You can do it your own or directly download and use the provided rgbpose_conv3d_init.pth.
You can use our provided config files to finetune RGBPoseConv3D, jointly with two modalities (RGB & Pose):
# We finetune RGBPoseConv3D for 20 epochs on NTURGB+D XSub (8 GPUs)
bash tools/dist_train.sh configs/rgbpose_conv3d/rgbpose_conv3d.py 8 --validate --test-last --test-best
# After finetuning, you can test the model with the following command (8 GPUs)
bash tools/dist_test.sh configs/rgbpose_conv3d/rgbpose_conv3d.py $CKPT 8 --eval top_k_accuracy --out result.pkl
Notes
-
We use linear scaling learning rate (
Initial LR
∝Batch Size
). If you change the training batch size, remember to change the initial LR proportionally. -
Though optimized, multi-clip testing may consumes large amounts of time. For faster inference, you may change the test_pipeline to disable the multi-clip testing, this may lead to a small drop in recognition performance.
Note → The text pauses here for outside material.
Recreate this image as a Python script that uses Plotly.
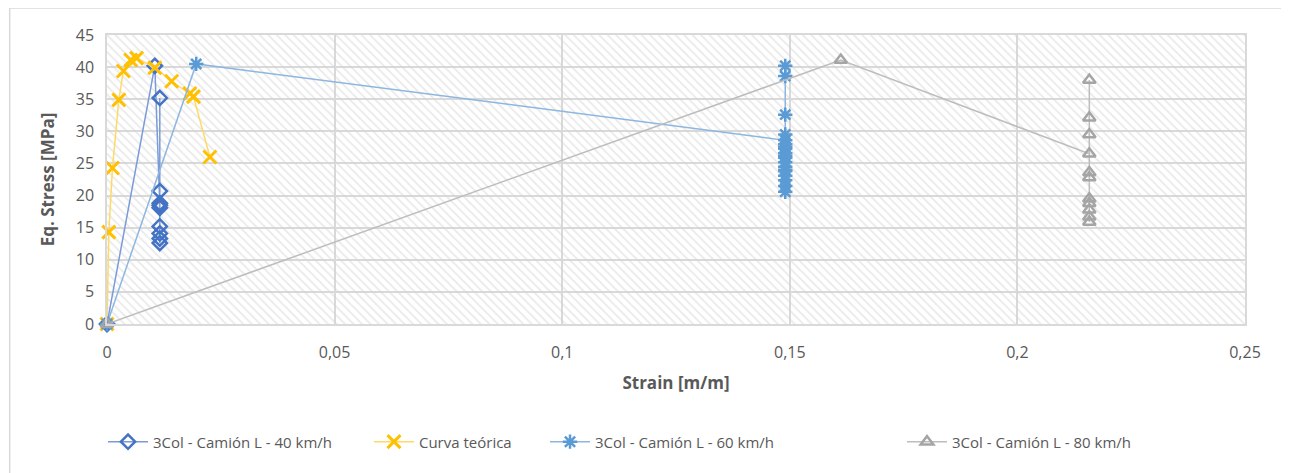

Below is the guide:
test_pipeline = [ dict(type='MMUniformSampleFrames', clip_len=dict(RGB=8, Pose=32), num_clips=10), # change `num_clips=10` to `num_clips=1` dict(type='MMDecode'), dict(type='MMCompact', hw_ratio=1., allow_imgpad=True), dict(type='Resize', scale=(256, 256), keep_ratio=False), dict(type='GeneratePoseTarget', sigma=0.7, use_score=True, with_kp=True, with_limb=False, scaling=0.25), dict(type='Normalize', **img_norm_cfg), dict(type='FormatShape', input_format='NCTHW'), dict(type='Collect', keys=['imgs', 'heatmap_imgs', 'label'], meta_keys=[]), dict(type='ToTensor', keys=['imgs', 'heatmap_imgs', 'label']) ]
On action recognition with multiple modalities (RGB & Pose), RGBPoseConv3D can achieve better recognition performance than the late fusion baseline.
Dataset | Fusion | Config | Checkpoint | RGB Stream Top-1 (1-clip / 10-clip) |
Pose Stream Top-1 (1-clip / 10-clip) |
2 Stream Top-1 (1:1) (1-clip / 10-clip) |
---|---|---|---|---|---|---|
NTURGB+D XSub | Late Fusion | rgb_config pose_config |
rgb_ckpt pose_ckpt |
94.4 / 95.1 | 92.9 / 93.2 | 95.8 / 96.1 |
NTURGB+D XSub | Early Fusion + Late Fusion | config | ckpt | 96.2 / 96.4 | 95.9 / 96.1 | 96.6 / 96.9 |
Notes
For both Late Fusion
and Early Fusion + Late Fusion
, we combine the action scores based on two modalities with 1:1 ratio to get the final prediction.